How can we ask our students to read great literature and then criminalize them when they respond, on occasion, with the angry bitterness of Hamlet?
Clearly, we’re not dealing with the proverbial “isolated incidents” here. FEAR ITSELF is loose in America and it needs to be addressed, strongly, powerfully, by all of us who teach composition and encourage written expression. —John Lovas —[Criminalizing Writing] (Jocalo’s Blog)
An important set of observations…
When in grad school, I used to have recurring dreams that I was reading and re-reading a page of some academic book. I guess my dreaming mind doesn’t have a buffer large enough to store a whole page of text — each time I re-read it, my dreaming mind re-wrote it, reflecting my developing understanding of whatever I thought the author was trying to say.
I’m having that experience now, after more about 10 days of blogging during the kids’ naps, with no time in the office to sort through and organize my thoughts. I thought I had an appointment in the office last Monday, so I didn’t bring my PDA charger home over the weekend, and the battery has been dead for over a week now. I even resorted to pulling out a reporter’s notebook and jotting down lists and ideas the old-fashioned way, while my daughter was briefly engaged with The Wiggles or tearing the stuffing out of one of her dolls.
Anyway, knowing that a little darling may wake up at any moment, let me try to address this topic…
In high school, I worked off some stress during the last semester of my senior year by writing a serial short story in which various members of the drama club got “offed” in spectacular ways. I don’t remember whether I did it before or after, but I also tried my hand at a comic strip.
Young Americans are growing up in a society that encourages them to express themselves. Thankfully we’ve ditched the Victorian tendency to think of children to be perfect little china dolls, but we’re still not culturally equipped to deal with what happens when children express darkness and angst. Fairytales (in their pre-Disneyfied, somewhat gory, and often morally ambiguous states) served an important cultural function: they attracted the darker energies of children, in the context of bedtime stories where adults were fimly and lovingly in control.
That’s no longer the case — kids are developing huge social networks under the noses of their parents. I don’t think this is, in itself, a bad thing, but it’s certainly incumbent upon the parents to take as much interest in kids online activities as any other activity. For a growing segment of society, the distinction between online culture and offline culture is blurring.

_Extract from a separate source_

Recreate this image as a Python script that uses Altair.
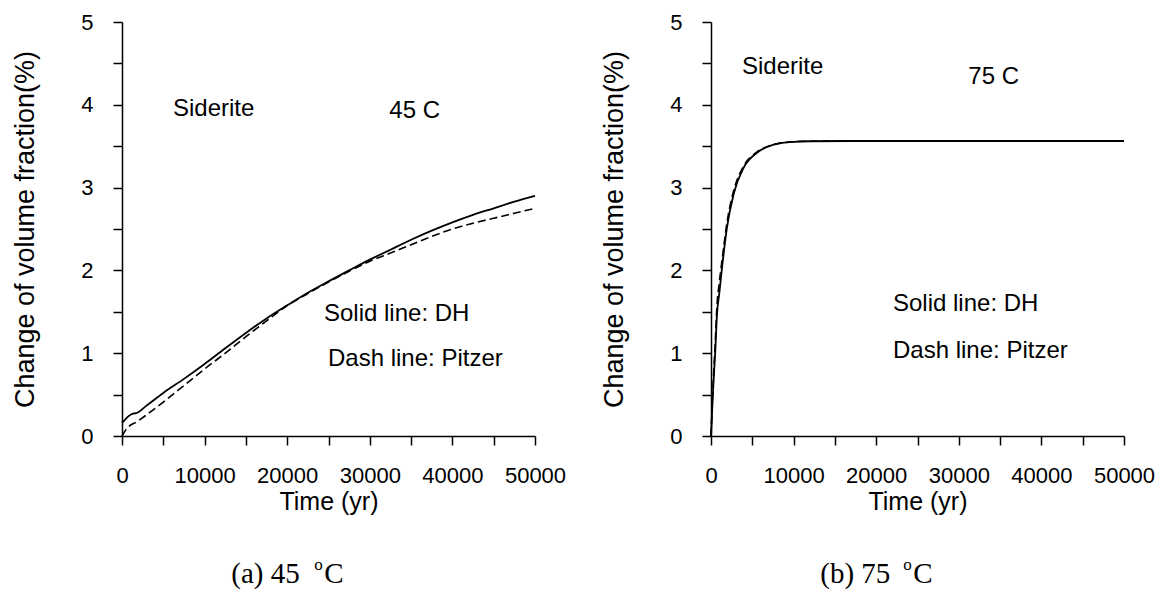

The story of the teen who used a chatroom to arrange his own (attempted) murder would be an incredible case study, but the ethics of publishing all those private communications would be too complex for me to want to think about.
Well, I’m hearing toddler thumpings from next door, so my musings are going offline for now.
BTW, John, I do think you should write titles for your blog entries — but the content is, as always, great.